Fish are friends, not food! Having said this, fish seems to be the ONLY thing I have little cravings for. As i child, I hated everything other than chicken nuggets and chips. In fact I detested fish, so it’s quite peculiar that I now am trying to find ways to emulate that fishy taste and texture. In that way, my taste buds have become quite the opposite of what they used to be. I mean, spearmint chewing gum was once too spicy for me, which is almost unbelievable considering how many chillies go into my dishes!

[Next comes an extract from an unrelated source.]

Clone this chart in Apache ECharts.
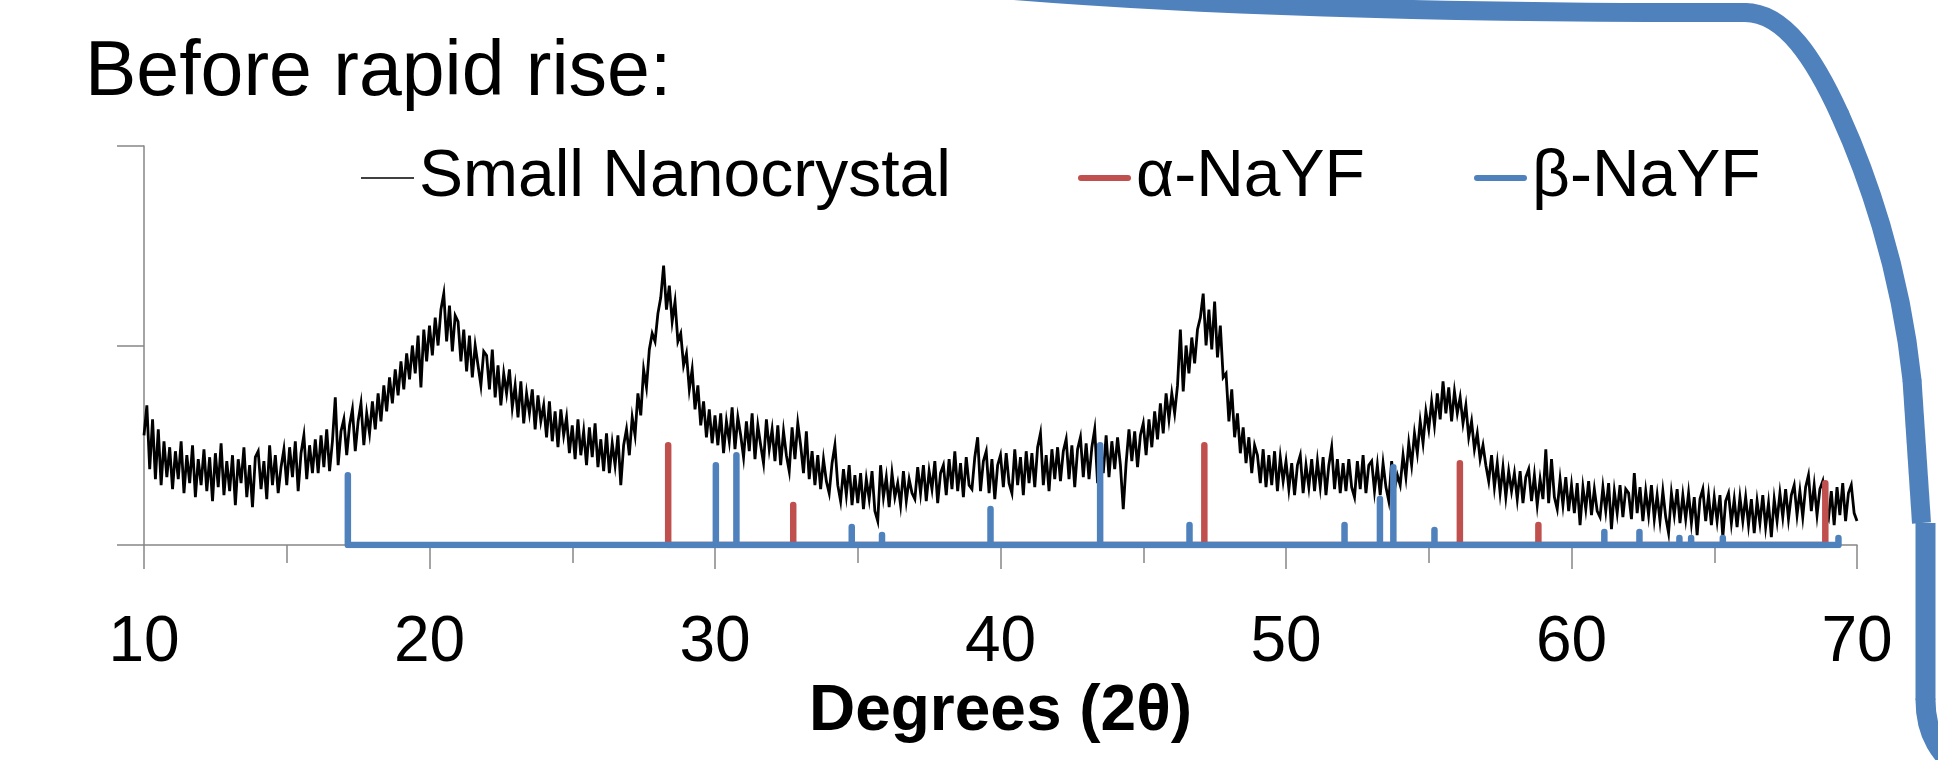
<!DOCTYPE html>
<html>
<head>
<meta charset="utf-8">
<script src="https://cdn.jsdelivr.net/npm/echarts@6/dist/echarts.min.js"></script>
<style>
html,body{margin:0;padding:0;background:#fff;}
#c{width:1938px;height:760px;}
</style>
</head>
<body>
<div id="c"></div>
<script>
// ---- data ----
const titleText = 'Before rapid rise:';
const seriesNames = ['Small Nanocrystal', 'α-NaYF', 'β-NaYF'];
const xTicks = [10, 20, 30, 40, 50, 60, 70];
const axisTitle = 'Degrees (2θ)';

// measured trace: one value per 0.1 degree from 10.0 to 70.0
const traceStart = 10.0;
const traceStep = 0.1;
const traceValues = [
0.55,0.70,0.38,0.63,0.33,0.58,0.30,0.52,0.34,0.49,
0.28,0.47,0.33,0.52,0.26,0.45,0.31,0.50,0.24,0.43,
0.30,0.48,0.27,0.44,0.22,0.46,0.29,0.51,0.25,0.42,
0.27,0.45,0.20,0.43,0.31,0.49,0.24,0.40,0.19,0.44,
0.47,0.28,0.42,0.23,0.50,0.30,0.45,0.26,0.39,0.48,
0.30,0.49,0.34,0.52,0.27,0.46,0.55,0.33,0.50,0.36,
0.53,0.36,0.55,0.39,0.58,0.37,0.52,0.74,0.40,0.57,
0.63,0.45,0.60,0.68,0.47,0.62,0.71,0.50,0.66,0.56,
0.72,0.58,0.76,0.62,0.80,0.67,0.84,0.71,0.88,0.75,
0.92,0.78,0.96,0.83,1.00,0.86,1.05,0.79,1.08,0.92,
1.10,0.95,1.14,1.00,1.18,1.26,1.02,1.20,0.97,1.15,
1.12,0.92,1.08,0.87,1.05,0.84,1.00,0.90,0.80,0.97,
0.95,0.78,0.98,0.74,0.90,0.70,0.86,0.76,0.88,0.69,
0.80,0.64,0.82,0.61,0.76,0.66,0.78,0.58,0.75,0.62,
0.70,0.54,0.72,0.52,0.67,0.49,0.68,0.55,0.64,0.46,
0.60,0.43,0.63,0.45,0.57,0.40,0.59,0.44,0.61,0.39,
0.53,0.37,0.56,0.36,0.51,0.40,0.55,0.30,0.50,0.58,
0.45,0.64,0.55,0.76,0.65,0.88,0.79,0.98,1.06,1.02,
1.16,1.24,1.40,1.18,1.30,1.12,1.22,1.02,1.06,0.90,
0.96,0.78,0.88,0.68,0.80,0.60,0.72,0.54,0.68,0.51,
0.65,0.50,0.66,0.46,0.62,0.52,0.69,0.48,0.64,0.55,
0.44,0.62,0.47,0.66,0.43,0.60,0.50,0.41,0.63,0.48,
0.58,0.42,0.60,0.40,0.57,0.45,0.37,0.59,0.43,0.61,
0.50,0.36,0.57,0.33,0.47,0.30,0.45,0.28,0.43,0.32,
0.26,0.41,0.50,0.30,0.22,0.38,0.25,0.40,0.20,0.35,
0.21,0.36,0.18,0.33,0.23,0.37,0.17,0.12,0.40,0.24,
0.34,0.19,0.36,0.24,0.31,0.20,0.37,0.22,0.33,0.26,
0.23,0.39,0.26,0.40,0.22,0.37,0.28,0.42,0.21,0.36,
0.40,0.25,0.43,0.28,0.47,0.27,0.41,0.24,0.44,0.30,
0.28,0.44,0.54,0.27,0.42,0.47,0.26,0.43,0.23,0.40,
0.45,0.29,0.46,0.31,0.26,0.48,0.30,0.44,0.25,0.47,
0.31,0.46,0.29,0.49,0.56,0.30,0.45,0.27,0.48,0.33,
0.49,0.32,0.47,0.53,0.33,0.50,0.29,0.48,0.54,0.34,
0.51,0.33,0.49,0.58,0.31,0.50,0.36,0.55,0.34,0.52,
0.38,0.54,0.40,0.18,0.41,0.58,0.42,0.57,0.39,0.55,
0.61,0.45,0.63,0.49,0.67,0.53,0.71,0.56,0.76,0.63,
0.76,0.66,0.80,1.08,0.77,1.00,0.86,1.04,0.91,1.08,
1.14,1.26,1.00,1.18,0.98,1.22,0.94,1.10,0.84,0.86,
0.62,0.78,0.54,0.66,0.46,0.59,0.41,0.54,0.36,0.50,
0.45,0.31,0.48,0.29,0.45,0.30,0.47,0.27,0.44,0.32,
0.42,0.28,0.41,0.25,0.40,0.45,0.26,0.40,0.29,0.43,
0.27,0.42,0.29,0.44,0.25,0.40,0.49,0.28,0.43,0.26,
0.41,0.27,0.43,0.29,0.24,0.42,0.28,0.45,0.26,0.40,
0.42,0.27,0.40,0.25,0.41,0.29,0.22,0.42,0.28,0.35,
0.30,0.45,0.34,0.51,0.40,0.56,0.46,0.62,0.51,0.67,
0.58,0.72,0.60,0.76,0.63,0.82,0.66,0.79,0.62,0.77,
0.66,0.74,0.61,0.70,0.54,0.62,0.48,0.56,0.43,0.50,
0.40,0.32,0.45,0.29,0.41,0.26,0.39,0.24,0.37,0.27,
0.36,0.23,0.37,0.21,0.34,0.38,0.22,0.35,0.20,0.33,
0.23,0.48,0.21,0.43,0.24,0.18,0.33,0.20,0.34,0.17,
0.30,0.16,0.31,0.10,0.29,0.18,0.32,0.15,0.28,0.17,
0.14,0.29,0.17,0.31,0.08,0.27,0.16,0.30,0.14,0.28,
0.26,0.13,0.36,0.16,0.29,0.12,0.27,0.15,0.30,0.13,
0.25,0.12,0.27,0.14,0.06,0.26,0.15,0.28,0.11,0.25,
0.13,0.26,0.11,0.24,0.05,0.23,0.28,0.12,0.25,0.10,
0.24,0.12,0.25,0.04,0.22,0.26,0.11,0.23,0.09,0.24,
0.12,0.24,0.10,0.23,0.06,0.22,0.11,0.25,0.09,0.21,
0.04,0.23,0.12,0.26,0.14,0.28,0.13,0.25,0.30,0.15,
0.27,0.14,0.29,0.35,0.17,0.30,0.15,0.28,0.32,0.16,
0.13,0.27,0.10,0.29,0.15,0.31,0.12,0.26,0.30,0.16,
0.12
];

// reference stick patterns
const alphaPos = [28.36, 32.74, 47.14, 56.09, 58.84, 68.89];
const alphaH   = [0.50, 0.20, 0.50, 0.41, 0.10, 0.31];
const betaPos  = [17.14, 30.03, 30.75, 34.79, 35.85, 39.65, 43.49, 46.62, 52.05, 53.29, 53.76, 55.20, 61.15, 62.38, 63.78, 64.19, 65.30, 69.35];
const betaH    = [0.35, 0.40, 0.45, 0.09, 0.05, 0.18, 0.50, 0.10, 0.10, 0.23, 0.39, 0.075, 0.065, 0.065, 0.035, 0.035, 0.035, 0.035];

// ---- build series data ----
const traceData = traceValues.map((v, i) => [+(traceStart + i * traceStep).toFixed(2), v]);
const alphaData = [];
alphaPos.forEach((p, i) => { alphaData.push([p, 0], [p, alphaH[i]], [p, 0]); });
const betaData = [[betaPos[0], betaH[0]], [betaPos[0], 0]];
for (let i = 1; i < betaPos.length; i++) {
  betaData.push([betaPos[i], 0], [betaPos[i], betaH[i]], [betaPos[i], 0]);
}

const FONT = 'Liberation Sans';
const GRAY = '#868686';
const BLACK = '#000000';
const RED = '#C0504D';
const BLUE = '#4F81BD';

const chart = echarts.init(document.getElementById('c'), null, {renderer: 'canvas'});

const thinIcon = 'path://M0,0L53,0L53,1.6L0,1.6Z';
const roundIcon = 'path://M3,0L50,0A3,3,0,0,1,50,6L3,6A3,3,0,0,1,3,0Z';
const legendText = {fontFamily: FONT, fontSize: 66, color: '#000'};

const option = {
  animation: false,
  backgroundColor: '#fff',
  title: {
    text: titleText,
    left: 85,
    top: 35,
    padding: 0,
    textStyle: {fontFamily: FONT, fontSize: 77, fontWeight: 'normal', color: '#000'}
  },
  legend: [
    {data: [{name: seriesNames[0], icon: thinIcon}], left: 361, top: 145, padding: 0,
     itemWidth: 53, itemHeight: 6, itemGap: 0, textStyle: legendText, selectedMode: false},
    {data: [{name: seriesNames[1], icon: roundIcon}], left: 1078, top: 145, padding: 0,
     itemWidth: 53, itemHeight: 6, itemGap: 0, textStyle: legendText, selectedMode: false},
    {data: [{name: seriesNames[2], icon: roundIcon}], left: 1474, top: 145, padding: 0,
     itemWidth: 53, itemHeight: 6, itemGap: 0, textStyle: legendText, selectedMode: false}
  ],
  grid: {left: 144, right: 81, top: 146, bottom: 215, containLabel: false},
  xAxis: {
    type: 'value',
    min: xTicks[0], max: xTicks[xTicks.length - 1], interval: 10,
    name: axisTitle,
    nameLocation: 'middle',
    nameGap: 118,
    nameTextStyle: {fontFamily: FONT, fontSize: 64, fontWeight: 'bold', color: '#000'},
    axisLine: {show: true, onZero: false, lineStyle: {color: GRAY, width: 1.5}},
    axisTick: {show: true, inside: false, length: 24, lineStyle: {color: GRAY, width: 1.5}},
    minorTick: {show: true, splitNumber: 2, length: 18, lineStyle: {color: GRAY, width: 1.5}},
    axisLabel: {show: true, margin: 66, fontFamily: FONT, fontSize: 64, color: '#000', showMinLabel: true, showMaxLabel: true},
    splitLine: {show: false}
  },
  yAxis: {
    type: 'value',
    min: 0, max: 2, interval: 1,
    axisLine: {show: true, lineStyle: {color: GRAY, width: 1.5}},
    axisTick: {show: true, inside: false, length: 27, lineStyle: {color: GRAY, width: 1.5}},
    axisLabel: {show: false},
    splitLine: {show: false}
  },
  series: [
    {
      name: seriesNames[0], type: 'line', data: traceData, symbol: 'none', showSymbol: false,
      itemStyle: {color: BLACK},
      lineStyle: {color: BLACK, width: 2.8, join: 'miter'}, z: 2
    },
    {
      name: seriesNames[1], type: 'line', data: alphaData, symbol: 'none', showSymbol: false,
      itemStyle: {color: RED},
      lineStyle: {color: RED, width: 6.5, cap: 'round', join: 'round'}, z: 3
    },
    {
      name: seriesNames[2], type: 'line', data: betaData, symbol: 'none', showSymbol: false,
      itemStyle: {color: BLUE},
      lineStyle: {color: BLUE, width: 6.5, cap: 'round', join: 'round'}, z: 4
    }
  ],
  graphic: [
    // decorative connector curve at the top right of the slide
    {type: 'bezierCurve', silent: true, z: 10,
     shape: {x1: 940, y1: -16, cpx1: 1250, cpy1: 14, x2: 1745, y2: 12.5},
     style: {stroke: BLUE, lineWidth: 19, fill: null, lineCap: 'round'}},
    {type: 'bezierCurve', silent: true, z: 10,
     shape: {x1: 1745, y1: 12.5, cpx1: 1785, cpy1: 12.5, cpx2: 1815, cpy2: 60, x2: 1840, y2: 115},
     style: {stroke: BLUE, lineWidth: 19, fill: null, lineCap: 'round'}},
    {type: 'bezierCurve', silent: true, z: 10,
     shape: {x1: 1840, y1: 115, cpx1: 1865, cpy1: 170, cpx2: 1900, cpy2: 265, x2: 1912, y2: 380},
     style: {stroke: BLUE, lineWidth: 19, fill: null, lineCap: 'round'}},
    {type: 'line', silent: true, z: 10,
     shape: {x1: 1912, y1: 380, x2: 1921.5, y2: 523},
     style: {stroke: BLUE, lineWidth: 19, lineCap: 'butt'}},
    {type: 'line', silent: true, z: 10,
     shape: {x1: 1925.5, y1: 523, x2: 1925.5, y2: 700},
     style: {stroke: BLUE, lineWidth: 20, lineCap: 'butt'}},
    {type: 'bezierCurve', silent: true, z: 10,
     shape: {x1: 1925.5, y1: 700, cpx1: 1925.5, cpy1: 735, cpx2: 1940, cpy2: 755, x2: 1965, y2: 775},
     style: {stroke: BLUE, lineWidth: 20, fill: null, lineCap: 'round'}}
  ]
};

chart.setOption(option);
</script>
</body>
</html>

In the past, I’ve made some very successful chickpea tuna and Fillet’O’Fishless Burgers (to die for). It’s incredible how plant-based products can create such convincing replicas. This time, I’ve taken it a step further with the magic of carrots! This is not a discovery of my own, I must say. I’m not sure who originally discovered that carrots could produce something likable to Smoked Salmon – it was probably the person who realised that chickpea brine could make meringues. Unfortunately, I’m not quite on the same caliber as those whiz’ in the kitchen. Regardless, I have made something quite beautiful with vegan ingredients that has its own Hungry Herbivores twist; perfect to treat someone special this weekend… Are you forgetting something? It’s Mother’s Day this Sunday (11th March!) I hope you’ll be getting up early to prepare a beautiful brekkie in bed for the most important woman in your life?! Why not make it something totally original and impressive – it just so happens it’s vegan too. Whether your mumma is vegan or not, she’s sure to apprioate this delicious breakfast/brunch dish.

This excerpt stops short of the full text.